According to a report today out of The Information, Google is once again discussing the idea of designing and releasing their own phone. Different from the Nexus line of phones which are built in partnership with OEMs such as LG and Huawei, this purported phone would put Google solely responsible for design, manufacturing, and marketing.

Of course, there is precedent for Google making hardware with the Chromebook Pixel and upcoming Pixel-C tablet running Android, but would making their own phone really make any sense?

One obvious argument for making their own hardware is controlling the full experience. Google would be able to reach a level of cohesiveness between hardware and software that Apple is well known for (and has worked very well) and has more recently been seen with Microsoft and their Surface line.

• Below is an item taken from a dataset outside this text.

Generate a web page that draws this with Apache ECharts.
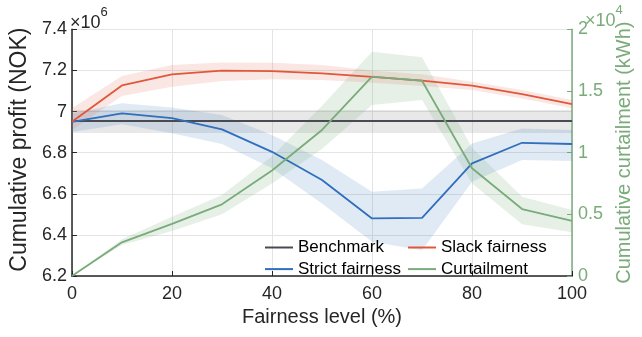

Competing with one’s own OEMs is a strategy that has never worked.

Full control of the hardware and software stack also allows Google to update software quickly and with more minor intervention from carriers. Quick updates would finally allay fears of Android being not secure and might help their play into corporate markets. Furthermore, it must be frustrating for the Android team to have their engineering and design work slowed down and masked by OEM apps and customization.

However, competing with one’s own OEMs is a strategy that has never worked. Looking at Microsoft, for example, there are virtually no Windows Phones save the ones made by Redmond themselves. It has always seemed that Samsung has kept their Tizen OS around as a trump card against any move Google might make. And the relationship between Google and OEMs was highly contentious while they owned Motorola, requiring a firewall to exist between the Android and Motorola teams.

While the latest generation of Nexus phones are widely applauded by reviewers, they do not have the same brand recognition even after several generations. In releasing their own phone, Google is hedging on the fact that their brand name is big enough and carries enough weight for consumers to trust them and switch to their own hardware.

For now the only thing confirmed is that Google is having these discussions and are very seriously weighing the risks in building a phone — but that’s not all too surprising considering the company’s previous ownership of Motorola and the existing Pixel line of hardware.

While seeing what Google would build would be interesting, there are numerous ways for Google to push the Android ecosystem without needing to make a phone and thus upsetting partners. For instance, by co-developing new chips components with OEMs. If Google does ever decide to build their own phone, though, I think most will agree with me in hopes that it won’t be a boxy piece of metal.